Bountiful Harvest Soup

Vegetables are yummy.

Vegetables are yummy.

I hesitate to make any sort of broth-based soup into a recipe–I find that with recipes in front of them, people lose their sense of creativity.  Some of my friends (who shall remain unnamed) follow their cookbooks so religiously that they will even add in spices they don’t like; they’re afraid that if they stray from the recipe, their soup pots will explode or something. It’s frustrating for me to share a kitchen with these types, since I’m the kind of rebellious gal who guesstimates even in baking (which is such a science that forgetting to measure any ingredient is a downright sin, at least according to the culinary gurus).

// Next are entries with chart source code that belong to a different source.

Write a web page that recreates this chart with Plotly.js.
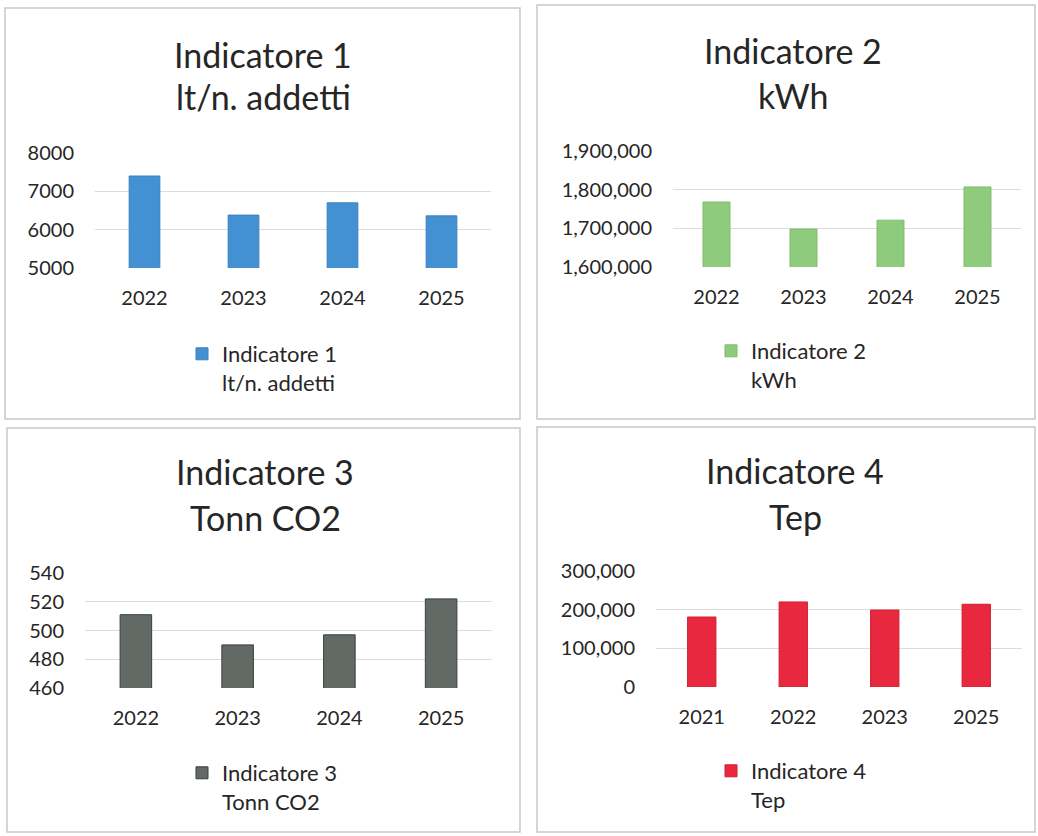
<!DOCTYPE html>
<html><head><meta charset="utf-8">
<script src="https://cdn.plot.ly/plotly-3.0.1.min.js"></script>
<style>html,body{margin:0;padding:0;background:#fff}#chart{width:1038px;height:836px}</style>
</head><body><div id="chart"></div>
<script>
// ---- data ----
const years1 = ['2022', '2023', '2024', '2025'];
const values1 = [7400, 6380, 6700, 6360];
const years2 = ['2022', '2023', '2024', '2025'];
const values2 = [1768000, 1698000, 1721000, 1807000];
const years3 = ['2022', '2023', '2024', '2025'];
const values3 = [511, 490, 497, 522];
const years4 = ['2021', '2022', '2023', '2025'];
const values4 = [181000, 220000, 199000, 214000];
const titleLine1 = ['Indicatore 1', 'Indicatore 2', 'Indicatore 3', 'Indicatore 4'];
const titleLine2 = ['lt/n. addetti', 'kWh', 'Tonn CO2', 'Tep'];

// ---- layout helpers ----
const W = 1038, H = 836;
const fx = x => x / W;
const fy = y => 1 - y / H;
const FONT = 'Lato, "Open Sans", sans-serif';
const TXT = '#262626';

const panels = [
  {years: years1, values: values1, color: '#4391d3', line: '#3a80bd', plot: [95, 491, 153, 268], range: [5000, 8000], dtick: 1000, fmt: 'd', box: [5, 520, 8, 419], title: [263, 54, 96], legend: [182, 333]},
  {years: years2, values: values2, color: '#8ecb7c', line: '#7fbb6d', plot: [673, 1021, 151, 267], range: [1600000, 1900000], dtick: 100000, fmt: ',d', box: [537, 1035, 5, 419], title: [793, 50, 95], legend: [711, 330]},
  {years: years3, values: values3, color: '#636a65', line: '#3a403c', plot: [85, 492, 573, 688], range: [460, 540], dtick: 20, fmt: 'd', box: [7, 520, 428, 832], title: [265, 472, 517], legend: [182, 752]},
  {years: years4, values: values4, color: '#e8283f', line: '#d0202f', plot: [656, 1022, 571, 687], range: [0, 300000], dtick: 100000, fmt: ',d', box: [537, 1035, 427, 832], title: [795, 470, 516], legend: [711, 750]}
];

const data = [];
const layout = {
  width: W, height: H,
  margin: {l: 0, r: 0, t: 0, b: 0},
  paper_bgcolor: '#ffffff', plot_bgcolor: '#ffffff',
  font: {family: FONT, color: TXT},
  showlegend: true,
  annotations: [], shapes: []
};

panels.forEach((p, i) => {
  const n = i + 1;
  const sfx = n === 1 ? '' : String(n);
  data.push({
    type: 'bar', x: p.years, y: p.values,
    xaxis: 'x' + sfx, yaxis: 'y' + sfx,
    name: titleLine1[i] + '<br>' + titleLine2[i],
    legend: 'legend' + sfx,
    marker: {color: p.color, line: {color: p.line, width: 1}},
    width: 0.31,
    hoverinfo: 'x+y'
  });
  layout['xaxis' + sfx] = {
    domain: [fx(p.plot[0]), fx(p.plot[1])],
    anchor: 'y' + sfx, type: 'category',
    showgrid: false, zeroline: false, showline: false,
    ticks: '', ticklabelstandoff: 16,
    tickfont: {family: FONT, size: 20, color: TXT},
    fixedrange: true
  };
  layout['yaxis' + sfx] = {
    domain: [fy(p.plot[3]), fy(p.plot[2])],
    anchor: 'x' + sfx,
    range: p.range, dtick: p.dtick, tick0: p.range[0],
    tickformat: p.fmt,
    showgrid: true, gridcolor: '#dcdcdc', gridwidth: 1,
    zeroline: false, showline: false,
    ticks: '', ticklabelstandoff: 20,
    tickfont: {family: FONT, size: 20, color: TXT},
    fixedrange: true
  };
  layout['legend' + sfx] = {
    x: fx(p.legend[0]), y: fy(p.legend[1]), xanchor: 'left', yanchor: 'top',
    valign: 'top', bgcolor: 'rgba(0,0,0,0)',
    font: {family: FONT, size: 22, color: TXT}
  };
  layout.annotations.push({
    xref: 'paper', yref: 'paper', x: fx(p.title[0]), y: fy(p.title[1]),
    xanchor: 'center', yanchor: 'middle', showarrow: false,
    text: titleLine1[i], font: {family: FONT, size: 34, color: TXT}
  });
  layout.annotations.push({
    xref: 'paper', yref: 'paper', x: fx(p.title[0]), y: fy(p.title[2]),
    xanchor: 'center', yanchor: 'middle', showarrow: false,
    text: titleLine2[i], font: {family: FONT, size: 34, color: TXT}
  });
  layout.shapes.push({
    type: 'rect', xref: 'paper', yref: 'paper',
    x0: fx(p.box[0]), x1: fx(p.box[1]), y0: fy(p.box[3]), y1: fy(p.box[2]),
    line: {color: '#c8c8c8', width: 1.5}, fillcolor: 'rgba(0,0,0,0)', layer: 'below'
  });
});

Plotly.newPlot('chart', data, layout, {displayModeBar: false, staticPlot: true});
</script>
</body></html>
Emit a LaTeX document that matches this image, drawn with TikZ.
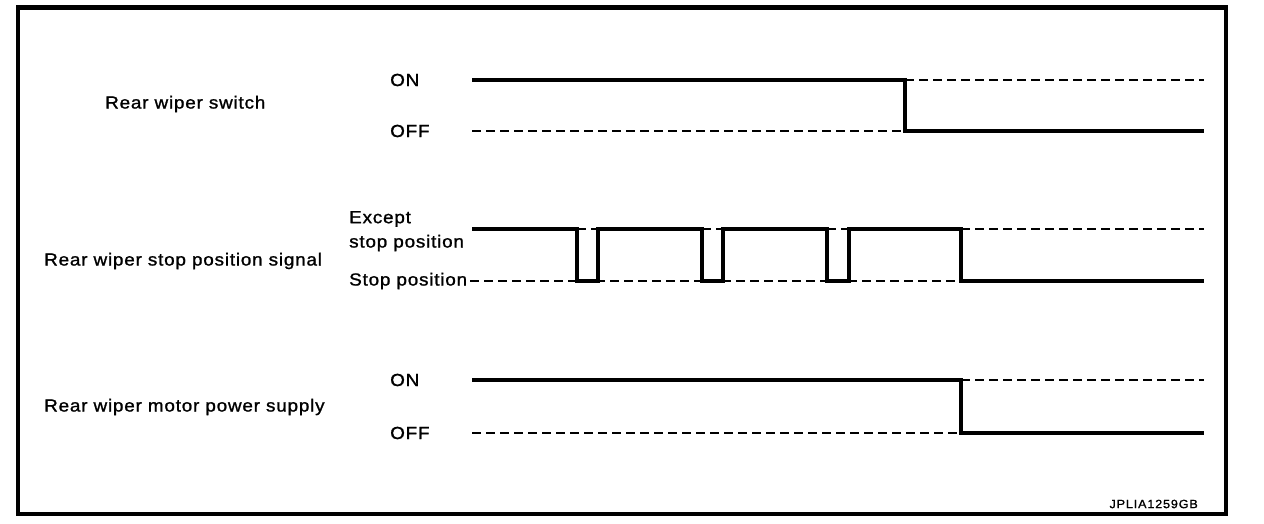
\documentclass[tikz,border=0pt]{standalone}
\usepackage{fontspec}
\setmainfont{Liberation Sans}[FakeStretch=1.08,LetterSpace=4.5,FakeBold=1.2]
\newfontfamily\codefont{Liberation Sans}[FakeStretch=1.05,LetterSpace=7,FakeBold=1.2]
\begin{document}
\begin{tikzpicture}[x=1pt,y=-1pt,
  wave/.style={line width=3.6pt, line join=miter},
  refline/.style={line width=1.7pt, dash pattern=on 9pt off 5pt},
  lbl/.style={anchor=west, inner sep=0pt, font=\fontsize{17.5}{21}\selectfont},
  code/.style={anchor=east, inner sep=0pt, font=\codefont\fontsize{12}{14}\selectfont},
  frame/.style={line width=4.5pt}]
\useasboundingbox (0,0) rectangle (1264,524);
\draw[frame] (18,7.5) rectangle (1226,514);

% ---------- labels ----------
\node[lbl] (sw) at (105,104) {Rear wiper switch};
\node[lbl] (swon) at (390,80) {ON};
\node[lbl] (swoff) at (390,131) {OFF};

\node[lbl] (sp) at (44,261) {Rear wiper stop position signal};
\node[lbl] (spex1) at (349,219) {Except};
\node[lbl] (spex2) at (349,243) {stop position};
\node[lbl] (spstop) at (349,281) {Stop position};

\node[lbl] (mp) at (44,407) {Rear wiper motor power supply};
\node[lbl] (mpon) at (390,380) {ON};
\node[lbl] (mpoff) at (390,433) {OFF};

\node[code] (id) at (1198,504) {JPLIA1259GB};

% ---------- row 1: rear wiper switch ----------
\coordinate (a0) at (472,80);
\coordinate (a1) at (905,80);
\coordinate (a2) at (905,131);
\coordinate (a3) at (1204,131);
\coordinate (aH) at (1204,80);
\coordinate (aL) at (472,131);
\draw[refline] (a1) -- (aH);
\draw[refline] (aL) -- (a2);
\draw[wave] (a0) -- (a1) -- (a2) -- (a3);

% ---------- row 2: stop position signal ----------
\coordinate (b0) at (472,229);
\coordinate (b1) at (577,229);  \coordinate (b1l) at (577,281);
\coordinate (b2) at (598,229);  \coordinate (b2l) at (598,281);
\coordinate (b3) at (702,229);  \coordinate (b3l) at (702,281);
\coordinate (b4) at (723,229);  \coordinate (b4l) at (723,281);
\coordinate (b5) at (827,229);  \coordinate (b5l) at (827,281);
\coordinate (b6) at (849,229);  \coordinate (b6l) at (849,281);
\coordinate (b7) at (961,229);  \coordinate (b7l) at (961,281);
\coordinate (bH) at (1204,229);
\coordinate (bE) at (1204,281);
\coordinate (bL) at (470,281);
\draw[refline] (b1) -- (b2);
\draw[refline] (b3) -- (b4);
\draw[refline] (b5) -- (b6);
\draw[refline] (b7) -- (bH);
\draw[refline] (bL) -- (b7l);
\draw[wave] (b0) -- (b1) -- (b1l) -- (b2l) -- (b2) -- (b3) -- (b3l) -- (b4l) -- (b4)
  -- (b5) -- (b5l) -- (b6l) -- (b6) -- (b7) -- (b7l) -- (bE);

% ---------- row 3: motor power supply ----------
\coordinate (c0) at (472,380);
\coordinate (c1) at (961,380);
\coordinate (c2) at (961,433);
\coordinate (c3) at (1204,433);
\coordinate (cH) at (1204,380);
\coordinate (cL) at (472,433);
\draw[refline] (c1) -- (cH);
\draw[refline] (cL) -- (c2);
\draw[wave] (c0) -- (c1) -- (c2) -- (c3);
\end{tikzpicture}
\end{document}
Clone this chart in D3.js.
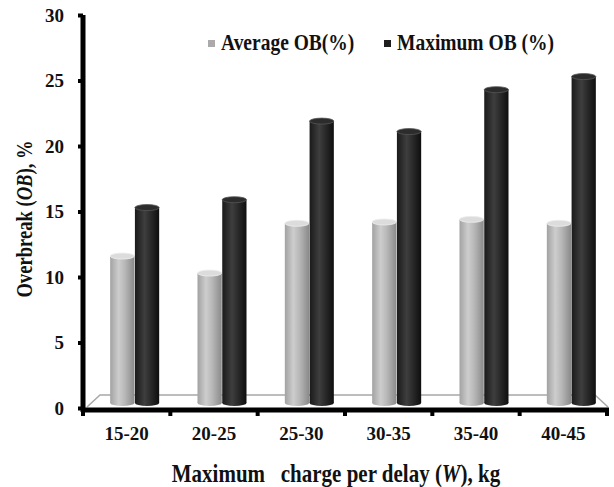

Anyway, I don’t know that I’ve ever used an actual recipe for a soup, save for the creamy types that are a little more finicky.  I’ll attempt to give you some estimates here, for the sake of those new to the kitchen, but keep in mind that I really just slice, dice, and toss produce haphazardly into the pot.  I won’t even try to give you measurements for the spices, because that’s just silly.  If you like sage, add sage for goodness’ sake!

Bountiful Harvest Soup

Perfect for late summer when the farmers’ markets are teeming with excitement and vibrant color, this soup will warm you up on a rainy afternoon.  Add or remove vegetables as you please according to what you have in your kitchen.

1/2 large yellow onion, diced

2 cloves fresh garlic, minced

1 Tb extra virgin olive oil

4 stalks celery, sliced

Cracked black pepper (invest in a mill, you won’t regret it)

3 carrots, sliced

1 head broccoli (use florets with up to 1″ stems)

6-8 cups vegetable stock (I’m too lazy to make my own so I use water and add Better Than Bouillon)

1/2 cup red lentils

1 Tb agave nectar

3 Tb flaxseed meal

1 bunch kale, chopped

Seasonings to taste: salt, sage, chili/cayenne, parsley, thyme, cinnamon, etc.

Sesame seeds (garnish)

Heat oil in a large stockpot over medium.  Add garlic and onion and sautee 8-10 minutes until onions are translucent and garlic is fragrant.  Add celery and cracked pepper.  Wait 3 minutes and add carrots and broccoli.  Saute 5 minutes or until carrots have become bright, then add stock (if using water, bring to a gentle boil and stir in bouillon).  Bring to a boil and add lentils.  When lentils have softened (6-8 minutes), add agave, flax, and seasonings.  Stir occasionally.  Heat over medium-high until carrots are soft and lentils have cooked (some will disintegrate and help thicken the broth).  Add kale and stir; cover and simmer on medium-low for 5 minutes (up to 15 minutes depending on how hungry you are).  Pour into serving bowls, placing a mound of kale off-center, and garnish with sesame seeds.  Serve with soft bread such as pita, or with crackers.